## Exercise goal
Copy the lines that follow, keeping every character the same.
────────────────
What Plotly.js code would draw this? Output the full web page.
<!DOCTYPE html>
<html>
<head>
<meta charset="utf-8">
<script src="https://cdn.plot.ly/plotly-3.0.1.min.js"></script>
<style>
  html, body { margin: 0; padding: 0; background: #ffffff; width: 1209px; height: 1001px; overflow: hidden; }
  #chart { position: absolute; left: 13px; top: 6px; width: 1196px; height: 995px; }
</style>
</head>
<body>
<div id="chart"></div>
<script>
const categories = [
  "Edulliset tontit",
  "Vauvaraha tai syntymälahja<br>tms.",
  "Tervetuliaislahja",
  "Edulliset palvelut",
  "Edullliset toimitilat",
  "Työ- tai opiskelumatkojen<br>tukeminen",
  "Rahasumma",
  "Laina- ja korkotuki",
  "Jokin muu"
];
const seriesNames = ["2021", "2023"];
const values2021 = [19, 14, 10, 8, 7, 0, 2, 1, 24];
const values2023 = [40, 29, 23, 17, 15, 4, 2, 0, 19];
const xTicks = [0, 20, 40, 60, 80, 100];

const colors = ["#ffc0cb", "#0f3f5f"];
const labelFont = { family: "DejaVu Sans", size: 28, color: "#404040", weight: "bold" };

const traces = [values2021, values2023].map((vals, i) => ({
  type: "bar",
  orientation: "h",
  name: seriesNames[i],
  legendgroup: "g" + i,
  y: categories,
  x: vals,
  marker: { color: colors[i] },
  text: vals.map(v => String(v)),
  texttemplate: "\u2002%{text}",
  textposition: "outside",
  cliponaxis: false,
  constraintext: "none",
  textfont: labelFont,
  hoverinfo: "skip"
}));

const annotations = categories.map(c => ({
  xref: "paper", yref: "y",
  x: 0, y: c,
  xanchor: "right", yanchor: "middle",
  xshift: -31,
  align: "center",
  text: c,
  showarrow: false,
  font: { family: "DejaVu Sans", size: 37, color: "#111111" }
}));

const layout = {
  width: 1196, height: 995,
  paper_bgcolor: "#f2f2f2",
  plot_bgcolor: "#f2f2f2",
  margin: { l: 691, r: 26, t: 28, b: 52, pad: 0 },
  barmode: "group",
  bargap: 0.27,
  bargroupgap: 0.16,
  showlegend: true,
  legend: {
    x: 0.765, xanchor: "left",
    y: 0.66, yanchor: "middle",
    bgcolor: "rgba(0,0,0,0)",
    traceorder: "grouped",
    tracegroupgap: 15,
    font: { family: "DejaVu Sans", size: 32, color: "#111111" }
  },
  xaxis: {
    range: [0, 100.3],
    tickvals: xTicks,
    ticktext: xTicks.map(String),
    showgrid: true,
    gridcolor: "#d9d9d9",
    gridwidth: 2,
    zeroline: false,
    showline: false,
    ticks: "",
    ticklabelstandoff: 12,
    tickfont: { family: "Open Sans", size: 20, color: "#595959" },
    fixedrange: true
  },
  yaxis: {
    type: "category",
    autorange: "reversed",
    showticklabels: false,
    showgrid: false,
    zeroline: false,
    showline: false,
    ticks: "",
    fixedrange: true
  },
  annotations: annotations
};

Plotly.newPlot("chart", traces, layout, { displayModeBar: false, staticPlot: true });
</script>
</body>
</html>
────────────────
## The completed task
What Plotly.js code would draw this? Output the full web page.
<!DOCTYPE html>
<html>
<head>
<meta charset="utf-8">
<script src="https://cdn.plot.ly/plotly-3.0.1.min.js"></script>
<style>
  html, body { margin: 0; padding: 0; background: #ffffff; width: 1209px; height: 1001px; overflow: hidden; }
  #chart { position: absolute; left: 13px; top: 6px; width: 1196px; height: 995px; }
</style>
</head>
<body>
<div id="chart"></div>
<script>
const categories = [
  "Edulliset tontit",
  "Vauvaraha tai syntymälahja<br>tms.",
  "Tervetuliaislahja",
  "Edulliset palvelut",
  "Edullliset toimitilat",
  "Työ- tai opiskelumatkojen<br>tukeminen",
  "Rahasumma",
  "Laina- ja korkotuki",
  "Jokin muu"
];
const seriesNames = ["2021", "2023"];
const values2021 = [19, 14, 10, 8, 7, 0, 2, 1, 24];
const values2023 = [40, 29, 23, 17, 15, 4, 2, 0, 19];
const xTicks = [0, 20, 40, 60, 80, 100];

const colors = ["#ffc0cb", "#0f3f5f"];
const labelFont = { family: "DejaVu Sans", size: 28, color: "#404040", weight: "bold" };

const traces = [values2021, values2023].map((vals, i) => ({
  type: "bar",
  orientation: "h",
  name: seriesNames[i],
  legendgroup: "g" + i,
  y: categories,
  x: vals,
  marker: { color: colors[i] },
  text: vals.map(v => String(v)),
  texttemplate: "\u2002%{text}",
  textposition: "outside",
  cliponaxis: false,
  constraintext: "none",
  textfont: labelFont,
  hoverinfo: "skip"
}));

const annotations = categories.map(c => ({
  xref: "paper", yref: "y",
  x: 0, y: c,
  xanchor: "right", yanchor: "middle",
  xshift: -31,
  align: "center",
  text: c,
  showarrow: false,
  font: { family: "DejaVu Sans", size: 37, color: "#111111" }
}));

const layout = {
  width: 1196, height: 995,
  paper_bgcolor: "#f2f2f2",
  plot_bgcolor: "#f2f2f2",
  margin: { l: 691, r: 26, t: 28, b: 52, pad: 0 },
  barmode: "group",
  bargap: 0.27,
  bargroupgap: 0.16,
  showlegend: true,
  legend: {
    x: 0.765, xanchor: "left",
    y: 0.66, yanchor: "middle",
    bgcolor: "rgba(0,0,0,0)",
    traceorder: "grouped",
    tracegroupgap: 15,
    font: { family: "DejaVu Sans", size: 32, color: "#111111" }
  },
  xaxis: {
    range: [0, 100.3],
    tickvals: xTicks,
    ticktext: xTicks.map(String),
    showgrid: true,
    gridcolor: "#d9d9d9",
    gridwidth: 2,
    zeroline: false,
    showline: false,
    ticks: "",
    ticklabelstandoff: 12,
    tickfont: { family: "Open Sans", size: 20, color: "#595959" },
    fixedrange: true
  },
  yaxis: {
    type: "category",
    autorange: "reversed",
    showticklabels: false,
    showgrid: false,
    zeroline: false,
    showline: false,
    ticks: "",
    fixedrange: true
  },
  annotations: annotations
};

Plotly.newPlot("chart", traces, layout, { displayModeBar: false, staticPlot: true });
</script>
</body>
</html>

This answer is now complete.